• **INSTRUCTION**: Write out, word for word, the first line of the data below and every line after it through the one containing "W, H = 1122, 727".

• **STORED DATA**:
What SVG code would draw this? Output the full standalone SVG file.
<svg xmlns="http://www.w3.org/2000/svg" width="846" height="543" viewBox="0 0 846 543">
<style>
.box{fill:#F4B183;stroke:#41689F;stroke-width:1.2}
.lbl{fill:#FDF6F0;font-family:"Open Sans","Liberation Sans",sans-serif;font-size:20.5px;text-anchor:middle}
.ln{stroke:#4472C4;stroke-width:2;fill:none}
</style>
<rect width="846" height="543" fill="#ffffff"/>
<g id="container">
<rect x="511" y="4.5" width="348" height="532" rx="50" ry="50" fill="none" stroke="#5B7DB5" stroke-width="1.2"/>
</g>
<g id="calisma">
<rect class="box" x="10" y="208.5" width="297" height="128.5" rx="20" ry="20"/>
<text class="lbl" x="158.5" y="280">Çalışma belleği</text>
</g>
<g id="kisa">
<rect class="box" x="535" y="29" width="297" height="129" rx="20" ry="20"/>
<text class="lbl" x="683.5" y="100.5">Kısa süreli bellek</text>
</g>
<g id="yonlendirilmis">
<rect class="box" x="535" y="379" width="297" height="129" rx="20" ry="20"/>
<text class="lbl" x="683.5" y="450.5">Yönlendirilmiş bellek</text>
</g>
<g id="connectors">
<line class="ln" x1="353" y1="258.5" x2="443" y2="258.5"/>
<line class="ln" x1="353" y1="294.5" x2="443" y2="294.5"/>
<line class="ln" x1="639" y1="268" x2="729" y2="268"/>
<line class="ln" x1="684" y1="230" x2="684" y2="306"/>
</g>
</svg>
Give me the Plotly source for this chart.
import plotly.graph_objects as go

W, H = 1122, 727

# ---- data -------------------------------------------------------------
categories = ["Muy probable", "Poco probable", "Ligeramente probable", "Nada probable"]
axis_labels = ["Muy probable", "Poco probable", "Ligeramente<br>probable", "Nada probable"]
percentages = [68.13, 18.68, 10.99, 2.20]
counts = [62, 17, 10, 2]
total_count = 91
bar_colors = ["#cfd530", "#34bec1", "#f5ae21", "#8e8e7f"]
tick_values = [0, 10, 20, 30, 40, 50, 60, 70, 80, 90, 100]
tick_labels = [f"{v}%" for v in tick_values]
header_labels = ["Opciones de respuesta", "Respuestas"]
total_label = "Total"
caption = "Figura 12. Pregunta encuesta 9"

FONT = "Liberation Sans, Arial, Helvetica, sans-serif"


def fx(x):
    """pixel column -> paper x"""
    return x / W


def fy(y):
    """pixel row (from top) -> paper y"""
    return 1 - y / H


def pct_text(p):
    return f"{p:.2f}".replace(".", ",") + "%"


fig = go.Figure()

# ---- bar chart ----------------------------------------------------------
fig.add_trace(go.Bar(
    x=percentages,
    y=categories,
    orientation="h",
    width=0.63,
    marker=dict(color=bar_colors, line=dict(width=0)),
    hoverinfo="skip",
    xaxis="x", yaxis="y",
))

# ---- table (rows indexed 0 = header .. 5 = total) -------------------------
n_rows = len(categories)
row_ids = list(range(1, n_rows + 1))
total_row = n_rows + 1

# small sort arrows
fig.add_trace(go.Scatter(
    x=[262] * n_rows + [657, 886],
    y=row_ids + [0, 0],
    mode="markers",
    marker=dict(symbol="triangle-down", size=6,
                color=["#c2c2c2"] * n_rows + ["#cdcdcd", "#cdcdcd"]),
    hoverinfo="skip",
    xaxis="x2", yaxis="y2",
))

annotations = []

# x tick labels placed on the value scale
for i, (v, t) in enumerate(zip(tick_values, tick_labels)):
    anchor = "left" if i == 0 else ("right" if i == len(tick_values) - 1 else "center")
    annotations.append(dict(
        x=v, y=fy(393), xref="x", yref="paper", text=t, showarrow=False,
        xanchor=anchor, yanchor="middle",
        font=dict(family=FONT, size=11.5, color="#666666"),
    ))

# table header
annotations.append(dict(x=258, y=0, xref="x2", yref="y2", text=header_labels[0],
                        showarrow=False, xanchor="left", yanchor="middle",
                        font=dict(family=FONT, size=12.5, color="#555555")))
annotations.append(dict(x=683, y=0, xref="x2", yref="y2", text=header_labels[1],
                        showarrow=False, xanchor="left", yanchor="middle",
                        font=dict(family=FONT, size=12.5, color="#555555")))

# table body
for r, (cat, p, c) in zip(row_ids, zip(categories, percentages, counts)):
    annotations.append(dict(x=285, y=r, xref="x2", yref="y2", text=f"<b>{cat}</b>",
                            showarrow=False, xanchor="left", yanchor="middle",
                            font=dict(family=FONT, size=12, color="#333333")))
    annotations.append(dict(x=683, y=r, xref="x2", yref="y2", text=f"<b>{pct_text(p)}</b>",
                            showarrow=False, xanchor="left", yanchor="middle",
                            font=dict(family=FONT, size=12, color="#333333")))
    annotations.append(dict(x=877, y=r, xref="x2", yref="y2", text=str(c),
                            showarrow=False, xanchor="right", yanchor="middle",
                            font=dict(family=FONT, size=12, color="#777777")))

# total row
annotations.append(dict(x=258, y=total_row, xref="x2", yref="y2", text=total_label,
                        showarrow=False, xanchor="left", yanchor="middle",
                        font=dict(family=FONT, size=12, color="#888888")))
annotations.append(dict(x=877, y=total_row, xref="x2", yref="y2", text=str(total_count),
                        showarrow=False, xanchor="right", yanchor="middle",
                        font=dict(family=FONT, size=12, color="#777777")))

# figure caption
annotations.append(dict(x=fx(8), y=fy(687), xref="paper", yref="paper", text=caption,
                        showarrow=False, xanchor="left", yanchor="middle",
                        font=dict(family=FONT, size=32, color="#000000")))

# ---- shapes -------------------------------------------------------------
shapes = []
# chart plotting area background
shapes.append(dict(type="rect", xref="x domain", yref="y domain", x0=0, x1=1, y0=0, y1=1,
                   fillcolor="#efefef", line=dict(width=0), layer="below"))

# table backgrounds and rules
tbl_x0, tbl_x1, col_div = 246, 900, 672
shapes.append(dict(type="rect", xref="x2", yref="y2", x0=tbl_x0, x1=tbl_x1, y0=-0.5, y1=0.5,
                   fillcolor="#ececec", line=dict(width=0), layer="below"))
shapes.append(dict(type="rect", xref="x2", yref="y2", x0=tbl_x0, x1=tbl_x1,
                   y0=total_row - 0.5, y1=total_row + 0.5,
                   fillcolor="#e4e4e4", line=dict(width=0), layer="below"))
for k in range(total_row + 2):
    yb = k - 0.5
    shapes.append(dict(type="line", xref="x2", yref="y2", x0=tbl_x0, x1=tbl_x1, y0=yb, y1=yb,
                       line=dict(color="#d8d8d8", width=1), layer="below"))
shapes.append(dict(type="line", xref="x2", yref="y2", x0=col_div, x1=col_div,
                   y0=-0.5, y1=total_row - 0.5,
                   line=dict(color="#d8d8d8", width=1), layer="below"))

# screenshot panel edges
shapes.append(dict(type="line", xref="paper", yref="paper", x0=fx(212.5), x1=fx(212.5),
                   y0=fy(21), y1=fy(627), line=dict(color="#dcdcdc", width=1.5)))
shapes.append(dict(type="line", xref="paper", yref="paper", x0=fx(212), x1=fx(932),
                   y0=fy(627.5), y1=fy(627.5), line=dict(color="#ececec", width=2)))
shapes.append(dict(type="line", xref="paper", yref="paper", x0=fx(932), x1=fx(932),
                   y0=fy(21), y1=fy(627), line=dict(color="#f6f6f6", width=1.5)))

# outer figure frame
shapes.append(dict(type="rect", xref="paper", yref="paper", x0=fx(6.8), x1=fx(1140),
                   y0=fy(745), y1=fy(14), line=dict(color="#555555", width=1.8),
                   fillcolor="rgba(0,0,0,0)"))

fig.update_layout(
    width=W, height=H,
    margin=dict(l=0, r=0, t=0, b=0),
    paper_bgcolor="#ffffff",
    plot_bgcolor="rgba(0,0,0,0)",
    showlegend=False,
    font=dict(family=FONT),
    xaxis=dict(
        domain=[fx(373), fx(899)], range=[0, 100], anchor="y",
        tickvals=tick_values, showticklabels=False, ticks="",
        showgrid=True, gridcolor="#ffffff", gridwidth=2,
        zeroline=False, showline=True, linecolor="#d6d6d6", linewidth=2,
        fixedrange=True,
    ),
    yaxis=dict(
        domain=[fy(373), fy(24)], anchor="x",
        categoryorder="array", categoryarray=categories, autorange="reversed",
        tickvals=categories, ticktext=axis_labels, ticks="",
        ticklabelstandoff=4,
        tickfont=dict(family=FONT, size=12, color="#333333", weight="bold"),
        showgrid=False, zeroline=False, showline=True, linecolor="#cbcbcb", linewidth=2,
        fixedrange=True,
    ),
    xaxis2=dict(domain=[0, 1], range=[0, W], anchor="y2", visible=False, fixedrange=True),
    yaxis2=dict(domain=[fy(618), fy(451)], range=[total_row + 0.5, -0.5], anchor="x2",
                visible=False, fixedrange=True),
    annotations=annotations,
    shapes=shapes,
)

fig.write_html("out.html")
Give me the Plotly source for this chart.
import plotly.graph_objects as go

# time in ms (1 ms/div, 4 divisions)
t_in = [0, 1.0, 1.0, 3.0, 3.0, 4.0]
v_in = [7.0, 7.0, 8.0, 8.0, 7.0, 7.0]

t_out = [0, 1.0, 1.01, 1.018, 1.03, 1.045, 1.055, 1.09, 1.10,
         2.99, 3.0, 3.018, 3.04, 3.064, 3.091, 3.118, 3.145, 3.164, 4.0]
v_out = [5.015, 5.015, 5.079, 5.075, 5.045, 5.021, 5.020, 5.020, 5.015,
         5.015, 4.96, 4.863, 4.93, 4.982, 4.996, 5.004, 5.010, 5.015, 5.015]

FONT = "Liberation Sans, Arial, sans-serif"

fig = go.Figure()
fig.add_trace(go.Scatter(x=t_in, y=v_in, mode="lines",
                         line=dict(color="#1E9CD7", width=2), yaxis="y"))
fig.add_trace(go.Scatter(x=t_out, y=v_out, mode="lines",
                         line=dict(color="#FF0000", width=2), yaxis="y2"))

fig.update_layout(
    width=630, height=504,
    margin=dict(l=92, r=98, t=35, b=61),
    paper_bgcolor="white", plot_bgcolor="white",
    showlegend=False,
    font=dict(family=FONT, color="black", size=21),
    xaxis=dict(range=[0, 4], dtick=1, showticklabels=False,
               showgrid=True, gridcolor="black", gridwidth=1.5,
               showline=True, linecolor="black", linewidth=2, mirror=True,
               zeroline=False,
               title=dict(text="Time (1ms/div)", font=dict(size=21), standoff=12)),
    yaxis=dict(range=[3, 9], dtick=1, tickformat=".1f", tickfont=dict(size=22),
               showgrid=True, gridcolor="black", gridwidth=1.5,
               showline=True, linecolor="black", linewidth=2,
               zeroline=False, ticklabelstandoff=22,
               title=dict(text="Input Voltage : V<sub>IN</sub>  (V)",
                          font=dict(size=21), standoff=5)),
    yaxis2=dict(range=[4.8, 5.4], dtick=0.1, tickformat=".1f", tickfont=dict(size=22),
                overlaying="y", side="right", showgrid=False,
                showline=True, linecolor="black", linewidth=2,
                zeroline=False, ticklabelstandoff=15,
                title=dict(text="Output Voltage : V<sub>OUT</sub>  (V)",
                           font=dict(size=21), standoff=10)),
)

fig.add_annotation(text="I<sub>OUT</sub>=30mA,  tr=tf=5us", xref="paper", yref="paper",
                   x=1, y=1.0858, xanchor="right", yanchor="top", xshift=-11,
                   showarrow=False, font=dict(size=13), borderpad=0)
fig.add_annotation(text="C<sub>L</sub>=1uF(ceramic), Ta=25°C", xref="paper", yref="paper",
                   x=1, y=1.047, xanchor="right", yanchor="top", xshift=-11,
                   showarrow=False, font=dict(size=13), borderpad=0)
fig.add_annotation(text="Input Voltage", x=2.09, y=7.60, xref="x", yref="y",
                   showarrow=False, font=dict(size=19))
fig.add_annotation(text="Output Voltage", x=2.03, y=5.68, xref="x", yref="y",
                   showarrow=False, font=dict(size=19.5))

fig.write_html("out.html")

• **FULL RESPONSE**:
What SVG code would draw this? Output the full standalone SVG file.
<svg xmlns="http://www.w3.org/2000/svg" width="846" height="543" viewBox="0 0 846 543">
<style>
.box{fill:#F4B183;stroke:#41689F;stroke-width:1.2}
.lbl{fill:#FDF6F0;font-family:"Open Sans","Liberation Sans",sans-serif;font-size:20.5px;text-anchor:middle}
.ln{stroke:#4472C4;stroke-width:2;fill:none}
</style>
<rect width="846" height="543" fill="#ffffff"/>
<g id="container">
<rect x="511" y="4.5" width="348" height="532" rx="50" ry="50" fill="none" stroke="#5B7DB5" stroke-width="1.2"/>
</g>
<g id="calisma">
<rect class="box" x="10" y="208.5" width="297" height="128.5" rx="20" ry="20"/>
<text class="lbl" x="158.5" y="280">Çalışma belleği</text>
</g>
<g id="kisa">
<rect class="box" x="535" y="29" width="297" height="129" rx="20" ry="20"/>
<text class="lbl" x="683.5" y="100.5">Kısa süreli bellek</text>
</g>
<g id="yonlendirilmis">
<rect class="box" x="535" y="379" width="297" height="129" rx="20" ry="20"/>
<text class="lbl" x="683.5" y="450.5">Yönlendirilmiş bellek</text>
</g>
<g id="connectors">
<line class="ln" x1="353" y1="258.5" x2="443" y2="258.5"/>
<line class="ln" x1="353" y1="294.5" x2="443" y2="294.5"/>
<line class="ln" x1="639" y1="268" x2="729" y2="268"/>
<line class="ln" x1="684" y1="230" x2="684" y2="306"/>
</g>
</svg>
Give me the Plotly source for this chart.
import plotly.graph_objects as go

W, H = 1122, 727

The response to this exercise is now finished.